I recently came across this programming language called R. I read that it was a good tool for statistical analysis. I like learning new things. Also, I do not know much about data analysis or stats outside the CFA curriculum, but this piqued my interest.

I’d like to know :

How useful this would be for financial analysis(Valuations, Market/portfolio analysis etc)?

Are there other things like this that could be picked up?

I do not intend to use this primarily for my Resume although i think it would be a nice small thing to have.

It is the default finance statistical analysis software in academia, and possibly in practice. So, it is useful to be conversant in this, in my opinion. However, I think the right attitude would be to learn statistical analysis techniques, and then practice them through R. The language itself is limited in usefulness without in depth knowledge of the applications.

I think it depends where you’re at in terms of the default software: I came across many more academics (in finance and economics) who used Stata than those who used R.

For the original question, I would recommend getting some introductory statistics textbooks or a good applied statistics textbook to actually learn methods. Once you use these to understand the methods (when and why you’re doing things, and that real analysis is far from a cookbook approach), an applied stats programming book would likely be helpful for whatever software you want to use.

Learn Python if you want to learn a language that is easier to learn,in demand and has various data analysis applications. Not as academia friendly as R in statistics departments but very popular nonetheless.

R has a more developed set of statistical libraries. Python has a lot of similar functionality but has an advantage that it can be used as a more general purpose language. I use both but am more comfortable in R because I’ve used it longer.

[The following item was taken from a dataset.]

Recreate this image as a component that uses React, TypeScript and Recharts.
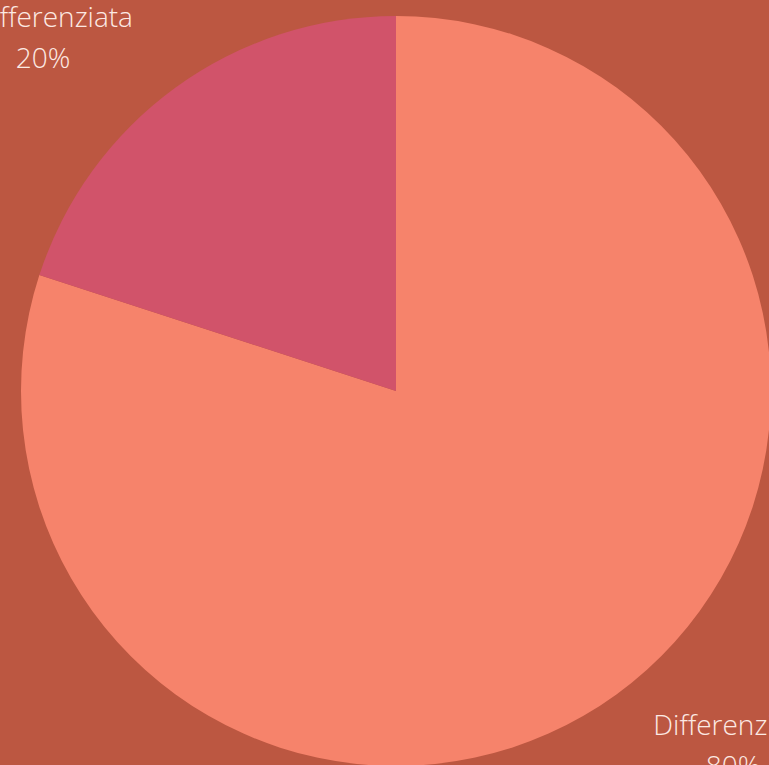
import React from "react";
import { PieChart, Pie, Cell } from "recharts";

const categories = ["Differenziata", "Indifferenziata"];
const values = [80, 20];
const colors = ["#F6836B", "#D1536A"];

const data = categories.map((name, i) => ({ name, value: values[i] }));

const RAD = Math.PI / 180;

// labels sit diagonally off the pie, two lines: name + percent
function renderLabel(props: any) {
  const { cx, cy, midAngle, name, percent } = props;
  const sx = Math.sign(Math.cos(-midAngle * RAD));
  const sy = Math.sign(Math.sin(-midAngle * RAD));
  const lx = cx - 8 + sx * 345;
  const ly = cy + 10 + sy * 354;
  return (
    <text
      x={lx}
      y={ly - 20}
      textAnchor="middle"
      fill="#FCEAE4"
      fontFamily="'Open Sans', sans-serif"
      fontWeight={300}
      fontSize={28}
    >
      <tspan x={lx} y={ly - 20}>{name}</tspan>
      <tspan x={lx} y={ly + 21}>{Math.round(percent * 100)}%</tspan>
    </text>
  );
}

export default function App() {
  return (
    <div style={{ position: "absolute", left: 0, top: 0, width: 769, height: 765, background: "#BC5741", overflow: "hidden" }}>
      <PieChart width={769} height={765}>
        <Pie
          data={data}
          dataKey="value"
          nameKey="name"
          cx={391}
          cy={386}
          outerRadius={375}
          startAngle={90}
          endAngle={-270}
          stroke="none"
          labelLine={false}
          label={renderLabel}
          isAnimationActive={false}
        >
          {data.map((d, i) => (
            <Cell key={d.name} fill={colors[i]} />
          ))}
        </Pie>
      </PieChart>
    </div>
  );
}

R caught on in the academic world because it was open source and free to use, whereas SAS and Matlab have expensive licenses, and Stata and SPSS licenses are hard to compete with free and can be a hassle to renew

When I first found R, the biggest hurdle was the documentation was poor, but that is much better now.

Python isn’t bad but got good data management and statistical libraries much later so is playing catch up and may not be able to displace R for pure statistical stuff. But if your statistics needs are just regressions and stuff like that, Python isn’t a bad idea because it can be repurposed for other jobs in the market if you like.

I like R a lot and my last employer choose it over Matlab. Free is a difficult price to compete with as long as the quality is there.

Yes, for general purpose programming, but by the time you are using it for statistical analysis, the amount you have to get up to speed on is pretty comparable.

Python is relatively easy to learn, but before you can do stats on it, you’re going to have to have a grip on numpy, scipy, pandas, and matplotlib work, and then you’re pretty much at the level of complexity of R.

When I did a PhD in finance I used (1) SAS for data preparation and (2) Stata for analysis. I think that is what most people in academia do. However, R also seems to be popular, but never used it myself.

Yes, but the visualizations you can do with pandas are really solid and for datamining it is pretty great. Edx has some courses that make it easy to get to speed. I think python has a better github community, but I do know a lot of people that use R. In my opinion, python is better to learn simply because you can do other things with it too. Download Anaconda and work in spyder, check out edx to get set up.

I did not Pandas had visualization funcitons, I was under the impression it was simply used for data preparation and seaborne and matplotlib had to be used for visual.

I mistyped. You need to import matplotlib (among other libraries, depending on what you’re doing), as you say. All of the data handling for analysis, manipulation is done within pandas. Depending what you are trying to do you can import different methods. For example for clustering you could import KMeans from sklearn.cluster.

Math/Stat/Econ departments like R/Matlab (STATA too). The workplace choice of weapon is EViews/SAS/STATA. Focus more on knowing the principles, than pigeon-holing yourself into learning one software. You’re a time-series regressions expert no matter which tool you choose for forecasting purposes.

I have been using Golang for everything in the past 9 months, great language, hIghly recommend it. The only major drawback is the fairly small community, but I think golang in finance will be a big thing in a year or 2

Where I work, from what I can tell, SAS dominates. But it is very expensive. R vs Python is an interesting quandry. They both seem to have animated advocates. I have just begun to play around with R via a Coursera course, but just as a curiosity to learn some statistics (and avoid studying L3!).

I’m more comfortable with R because I’ve used it a lot more, but I don’t think Python is a bad choice, especially if you are not doing anything unusually complex.

For complex things, it’s likely that R has a fuller set of libraries, but that may not matter as much a few years down the road.